The only other submission with significant U.S. visibility is Pedro Almodóvar’s Pain and Glory, which means there are 90 excellent movies from around the globe awaiting your discovery. Intrigued? Fifteen (including the Almodóvar) screen Jan. 3-9 in the annual For Your Consideration series at the Smith Rafael Film Center in San Rafael.
Some of the titles chosen by curators João Federici and Karen Davis will receive theatrical releases: Brazil’s separated sisters saga Invisible Life opens Jan. 3, Italy’s Cosa Nostra history The Traitor arrives Feb. 7, and Russia’s post-war portrait Beanpole and Sweden’s gay-themed And Then We Danced both open Feb. 21. The Czech Republic’s The Painted Bird, adapted from Jerzy Kozinski’s novel, will probably find its way into theaters. In addition, the U.K.’s Malawi-set The Boy Who Harnessed the Wind is on Netflix. (To be sure, it’s an even more powerful experience on the big screen.)
Perhaps it’s a coincidence (spoiler: it’s not) that a trio of acclaimed dramas propelled by female protagonists don’t have U.S. distribution. Algeria’s Papicha (Jan. 8, with a Jan. 19 screening at the Roxie) follows a young woman’s determined pursuit of a fully expressed life and career in dangerous times. For Your Consideration may be your only chance to see Canada’s Antigone (Jan. 8), which transposes Sophocles’ female-fueled tragedy to present-day Montreal. Ditto for Morocco’s Adam (Jan. 9), which portrays the unexpected connection between a grief-paralyzed widow and a pregnant homeless woman.

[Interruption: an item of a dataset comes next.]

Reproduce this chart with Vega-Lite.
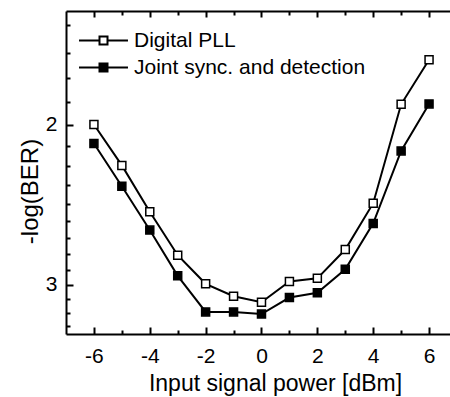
{
  "$schema": "https://vega.github.io/schema/vega-lite/v6.json",
  "width": 384,
  "height": 323,
  "autosize": {"type": "none"},
  "padding": {"left": 66, "top": 11, "right": 0, "bottom": 63},
  "background": "white",
  "config": {
    "view": {"stroke": null},
    "font": "Liberation Sans",
    "axis": {
      "domainColor": "black", "domainWidth": 2, "tickWidth": 2,
      "labelColor": "black", "titleColor": "black", "labelFont": "Liberation Sans", "titleFont": "Liberation Sans",
      "labelFontSize": 21, "titleFontSize": 23, "titleFontWeight": "normal", "grid": false
    }
  },
  "data": {"values": [
    {"p": -6, "v": 2.00, "series": "Digital PLL"},
    {"p": -5, "v": 2.218, "series": "Digital PLL"},
    {"p": -4, "v": 2.494, "series": "Digital PLL"},
    {"p": -3, "v": 2.785, "series": "Digital PLL"},
    {"p": -2, "v": 2.994, "series": "Digital PLL"},
    {"p": -1, "v": 3.09, "series": "Digital PLL"},
    {"p": 0, "v": 3.137, "series": "Digital PLL"},
    {"p": 1, "v": 2.976, "series": "Digital PLL"},
    {"p": 2, "v": 2.953, "series": "Digital PLL"},
    {"p": 3, "v": 2.745, "series": "Digital PLL"},
    {"p": 4, "v": 2.441, "series": "Digital PLL"},
    {"p": 5, "v": 1.90, "series": "Digital PLL"},
    {"p": 6, "v": 1.697, "series": "Digital PLL"},
    {"p": -6, "v": 2.098, "series": "Joint sync. and detection"},
    {"p": -5, "v": 2.338, "series": "Joint sync. and detection"},
    {"p": -4, "v": 2.613, "series": "Joint sync. and detection"},
    {"p": -3, "v": 2.934, "series": "Joint sync. and detection"},
    {"p": -2, "v": 3.215, "series": "Joint sync. and detection"},
    {"p": -1, "v": 3.215, "series": "Joint sync. and detection"},
    {"p": 0, "v": 3.232, "series": "Joint sync. and detection"},
    {"p": 1, "v": 3.10, "series": "Joint sync. and detection"},
    {"p": 2, "v": 3.063, "series": "Joint sync. and detection"},
    {"p": 3, "v": 2.886, "series": "Joint sync. and detection"},
    {"p": 4, "v": 2.569, "series": "Joint sync. and detection"},
    {"p": 5, "v": 2.138, "series": "Joint sync. and detection"},
    {"p": 6, "v": 1.898, "series": "Joint sync. and detection"}
  ]},
  "layer": [
    {
      "mark": {"type": "line", "color": "black", "strokeWidth": 2},
      "encoding": {
        "x": {"field": "p", "type": "quantitative", "scale": {"domain": [-7, 6.75], "nice": false, "zero": false},
          "axis": {"orient": "bottom", "values": [-6, -4, -2, 0, 2, 4, 6], "labelExpr": "'' + datum.value", "ticks": false, "labelPadding": 11, "labelFlush": false,
            "title": "Input signal power [dBm]", "titleX": 209, "titleY": 56, "titleBaseline": "alphabetic", "titleAlign": "center"}},
        "y": {"field": "v", "type": "quantitative", "scale": {"type": "log", "domain": [1.5, 3.4], "reverse": true, "nice": false},
          "axis": {"orient": "left", "values": [2, 3], "labelExpr": "'' + datum.value", "ticks": false, "labelPadding": 9,
            "title": "-log(BER)", "titleX": -29, "titleY": 180, "titleBaseline": "alphabetic", "titleAlign": "center", "titleFontSize": 24}},
        "detail": {"field": "series"}
      }
    },
    {
      "mark": {"type": "point", "shape": "square", "size": 64, "filled": true, "stroke": "black", "strokeWidth": 1.5, "opacity": 1},
      "encoding": {
        "x": {"field": "p", "type": "quantitative", "scale": {"domain": [-7, 6.75], "nice": false, "zero": false},
          "axis": {"orient": "bottom", "values": [-6, -4, -2, 0, 2, 4, 6], "labels": false, "domain": false, "offset": -7, "tickSize": 7, "tickColor": "black", "title": null}},
        "y": {"field": "v", "type": "quantitative", "scale": {"type": "log", "domain": [1.5, 3.4], "reverse": true, "nice": false},
          "axis": {"orient": "left", "values": [2, 3], "labels": false, "domain": false, "offset": -7, "tickSize": 7, "tickColor": "black", "title": null}},
        "fill": {"field": "series", "type": "nominal",
          "scale": {"domain": ["Digital PLL", "Joint sync. and detection"], "range": ["white", "black"]},
          "legend": {"orient": "none", "legendX": 27, "legendY": 19, "title": null,
            "symbolType": "M-3.06,0H-0.5M0.5,0H3.06M-0.5,-0.5H0.5V0.5H-0.5Z", "symbolSize": 256,
            "symbolStrokeColor": "black", "symbolStrokeWidth": 2, "symbolOpacity": 1,
            "labelFontSize": 21, "labelFont": "Liberation Sans", "labelColor": "black", "labelOffset": 20, "labelLimit": 400, "rowPadding": 5, "padding": 0}}
      }
    },
    {
      "mark": {"type": "line", "strokeOpacity": 0},
      "encoding": {
        "x": {"field": "p", "type": "quantitative", "scale": {"domain": [-7, 6.75], "nice": false, "zero": false},
          "axis": {"orient": "bottom", "values": [-5, -3, -1, 1, 3, 5], "labels": false, "domain": false, "offset": -4, "tickSize": 4, "tickColor": "black", "title": null}},
        "y": {"field": "v", "type": "quantitative", "scale": {"type": "log", "domain": [1.5, 3.4], "reverse": true, "nice": false},
          "axis": {"orient": "left", "values": [1.5556, 1.6667, 1.7778, 1.8889, 2.1111, 2.2222, 2.3333, 2.4444, 2.5556, 2.6667, 2.7778, 2.8889, 3.1111, 3.2222, 3.3333], "labels": false, "domain": false, "offset": -4, "tickSize": 4, "tickColor": "black", "title": null}},
        "detail": {"field": "series"}
      }
    },
    {
      "mark": {"type": "line", "strokeOpacity": 0},
      "encoding": {
        "x": {"field": "p", "type": "quantitative", "scale": {"domain": [-7, 6.75], "nice": false, "zero": false},
          "axis": {"orient": "top", "values": [-6, -4, -2, 0, 2, 4, 6], "labels": false, "ticks": false, "title": null}},
        "y": {"field": "v", "type": "quantitative", "scale": {"type": "log", "domain": [1.5, 3.4], "reverse": true, "nice": false}, "axis": null},
        "detail": {"field": "series"}
      }
    },
    {
      "mark": {"type": "line", "strokeOpacity": 0},
      "encoding": {
        "x": {"field": "p", "type": "quantitative", "scale": {"domain": [-7, 6.75], "nice": false, "zero": false},
          "axis": {"orient": "top", "values": [-6, -4, -2, 0, 2, 4, 6], "labels": false, "domain": false, "offset": -6, "tickSize": 6, "tickColor": "black", "title": null}},
        "y": {"field": "v", "type": "quantitative", "scale": {"type": "log", "domain": [1.5, 3.4], "reverse": true, "nice": false}, "axis": null},
        "detail": {"field": "series"}
      }
    },
    {
      "mark": {"type": "line", "strokeOpacity": 0},
      "encoding": {
        "x": {"field": "p", "type": "quantitative", "scale": {"domain": [-7, 6.75], "nice": false, "zero": false},
          "axis": {"orient": "top", "values": [-5, -3, -1, 1, 3, 5], "labels": false, "domain": false, "offset": -4, "tickSize": 4, "tickColor": "black", "title": null}},
        "y": {"field": "v", "type": "quantitative", "scale": {"type": "log", "domain": [1.5, 3.4], "reverse": true, "nice": false}, "axis": null},
        "detail": {"field": "series"}
      }
    }
  ],
  "resolve": {"axis": {"x": "independent", "y": "independent"}}
}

Five of the Smith Rafael’s 15 selections—The Painted Bird, Beanpole, Pain and Glory, Parasite and Hungary’s Those Who Remained (Jan. 5)—made the 10-film shortlist for the Academy Award. While that’s one measure of Davis and Federici’s handicapping skills, I mention it primarily for those who take their Oscar preparations very, very seriously.